I am not going to play games saying only the man made portion to the right of the floodgate is the dam. To say so is fraud. Part of this dam is man made and part of this dam is natural. It is ALL DAM. If it was not ALL DAM, there would be no emergency spillway, no main spillway, and it would be only a hill out in the desert with no water either. If it holds the water, can fail and let it go, IT IS THE DAM. And I was seriously annoyed with the scam play on words saying "the dam is in no danger, only the spillway is". That's lawyer/commie/Hillary speak. No honesty in the statement at all.

Anyway, I am ALL FOR informing the public and letting them make up their own mind.
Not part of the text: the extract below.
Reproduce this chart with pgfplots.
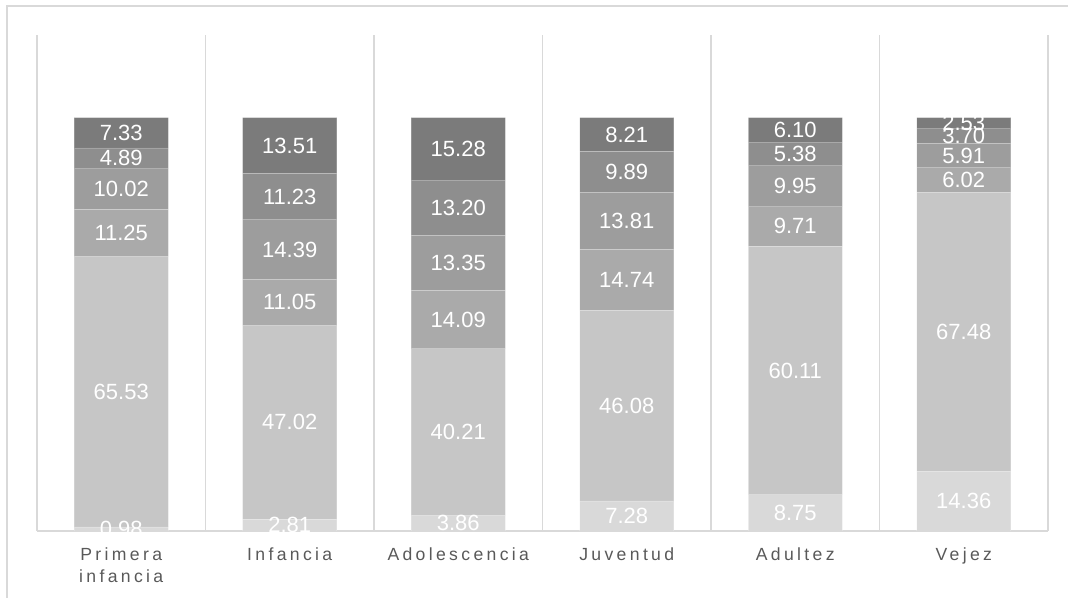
\documentclass[border=0pt]{standalone}
\usepackage{pgfplots}
\pgfplotsset{compat=1.18}
\usepackage{pgfplotstable}
\usepackage{fontspec}
\setmainfont{Liberation Sans}
\newfontfamily\spaced[LetterSpace=19]{Liberation Sans}
\definecolor{c1}{HTML}{D9D9D9}
\definecolor{c2}{HTML}{C6C6C6}
\definecolor{c3}{HTML}{AAAAAA}
\definecolor{c4}{HTML}{9D9D9D}
\definecolor{c5}{HTML}{8E8E8E}
\definecolor{c6}{HTML}{7B7B7B}
\definecolor{gridc}{HTML}{D9D9D9}
\definecolor{labc}{HTML}{595959}
\pgfplotstableread{
x v1 v2 v3 v4 v5 v6
0 0.98 65.53 11.25 10.02 4.89 7.33
1 2.81 47.02 11.05 14.39 11.23 13.51
2 3.86 40.21 14.09 13.35 13.20 15.28
3 7.28 46.08 14.74 13.81 9.89 8.21
4 8.75 60.11 9.71 9.95 5.38 6.10
5 14.36 67.48 6.02 5.91 3.70 2.53
}\data
\pgfplotsset{seg/.style={fill=#1, draw=white, draw opacity=0.2, line width=0.4pt}}
\begin{document}
\begin{tikzpicture}
\useasboundingbox (0,0) rectangle (534pt,299pt);
\draw[gridc, line width=0.9pt] (534pt,296pt) -- (3.5pt,296pt) -- (3.5pt,0pt);
\begin{axis}[
  at={(18.5pt,33.5pt)}, anchor=south west,
  scale only axis, width=505.5pt, height=248pt,
  ybar stacked, bar width=0.558,
  xmin=-0.5, xmax=5.5, ymin=0, ymax=120,
  axis x line*=bottom, axis y line=none,
  x axis line style={draw=gridc, line width=0.9pt},
  xtick={0,...,5},
  xticklabels={{Primera\\infancia},Infancia,Adolescencia,Juventud,Adultez,Vejez},
  xticklabel style={align=center, font=\spaced\fontsize{8.8}{11}\selectfont, text=labc, yshift=-5pt},
  major tick length=0pt,
  ytick=\empty,
  extra x ticks={-0.5,0.5,1.5,2.5,3.5,4.5,5.5},
  extra x tick labels={},
  extra x tick style={grid=major, major grid style={draw=gridc, line width=0.9pt}},
  point meta=explicit symbolic,
  nodes near coords,
  every node near coord/.append style={anchor=center,
     font=\fontsize{11}{12}\selectfont, text=white},
]
\addplot[seg=c1] table[x=x,y=v1,meta=v1]{\data};
\addplot[seg=c2] table[x=x,y=v2,meta=v2]{\data};
\addplot[seg=c3] table[x=x,y=v3,meta=v3]{\data};
\addplot[seg=c4] table[x=x,y=v4,meta=v4]{\data};
\addplot[seg=c5] table[x=x,y=v5,meta=v5]{\data};
\addplot[seg=c6] table[x=x,y=v6,meta=v6]{\data};
\end{axis}
\end{tikzpicture}
\end{document}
If my home was in the path of this I'd be going back right now, now that they have allowed return, and I'd pack EVERYTHING, including on top of the roof racks - EVERYTHING of value, carefully calculated for what took space and what things cost. I'd park it in the garage to help prevent theft and keep an eye on the situation myself, not waiting for the government to decide for me. Obviously they gave the evacuation warning so late that everyone would have been dead. That was a real show of idiocy.

Hey folks, the emergency spillway is now failing within the hour, PACK UP AND ENJOY A 7 HOUR TRAFFIC JAM. Yep. That was cute.

I still think this dam will fail. They have record water by a long shot, and no way to get rid of it. The emergency spillway absolutely will overtop again unless the hand of God holds back the water and I'd have to see some really nifty helicopter work to believe they could do anything at all about this. The erosion is way too much. Maybe they will be able to control the rains that are coming, but they are going to be toast when all the snow melts.